Chronique

Elliott Sharp & Frank Vigroux

Hums 2 Terre

Elliott Sharp (as, ts, p, g, ordinateur), Frank Vigroux (g, ordinateur, platines)

Label / Distribution : Signature/Radio France

Partant d’une instrumentation et d’une écriture très nettement free oriented, Frank Vigroux et Elliott Sharp, en conjuguant leurs compétences de guitaristes, vont s’employer pendant une petite heure à tracer le cercle d’une pratique originale et qui défie les appellations.

On trouve dans ce disque, sûrement, le fantasme d’une musique ramenée à ses fondamentaux : le hum désignant le bruit de fond des amplis, tandis que le titre Hums 2 Terre suggère à l’oreille hommes de terre.
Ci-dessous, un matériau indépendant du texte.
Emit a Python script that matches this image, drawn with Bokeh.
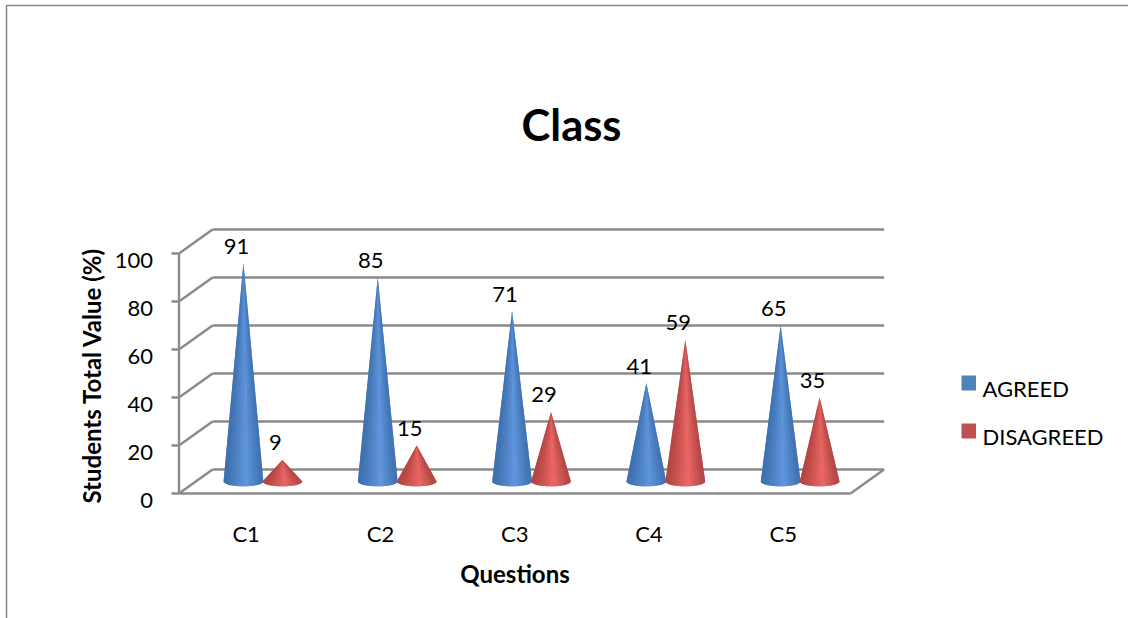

Manière de dire que la musique, c’est du langage, certes, mais aussi du bruit blanc, de la matière sonore brute et sale. Voilà quelques principes pour nous guider au milieu de ces dix compositions qui se parent, au moins au début, d’atours bruitistes ou chaotiques et se révèlent dès l’abord redoutablement labyrinthiques : soigneusement organisées, mais sur des structures déroutantes, apparemment mesurées mais pleines de pièges et de surprises, comme ces baisses subites de volume sur « Hum de Terre » et « Earth Lift », ou ces déflagrations de percussions sur « On The Bang ».

Musique ramenée à ses fondamentaux, mais pas minimaliste pour autant puisque les sonorités foisonnent ici, plurielles : il s’agit plutôt, à l’aide de quelques instruments sélectionnés et agencés avec soin, de se tenir sur la ligne de crête, très fine, qui sépare la musique du son – ou plutôt, puisque cette distinction n’a pas grand sens, de trouver un équilibre entre bruitisme et écriture tout en faisant en sorte qu’ils se ravivent mutuellement et en permanence. Avec deux guitares, un saxophone, un piano et divers outils électroniques et/ou informatiques, Sharp et Vigroux confectionnent des objets électro-acoustiques denses, déroutants, qui mêlent parfois en une même poignée de secondes rythmiques programmées, montages sonores abrupts, distorsions électriques et bricolages électroniques pointus.

Objet fuyant et paradoxal que ce Hums 2 Terre, donc, qui déborde d’une électricité qu’on dirait volontiers post-punk, en même temps qu’il chasse sur les terres du field recording ou d’une musique plus ambient, par exemple en faisant intervenir à plusieurs reprises des voix d’hommes enregistrées comme sur le vif « Bang Shang Hang » et en explorant avec constance le goût de l’arythmie de Sharp ainsi que la propension à la mélancolie de Vigroux. On n’en louera que davantage cet excellent enregistrement qui s’oppose à toute idée de conformation à un genre ou à une règle pour mieux inventer, dans la pratique, le territoire singulier d’une musique intense et originale.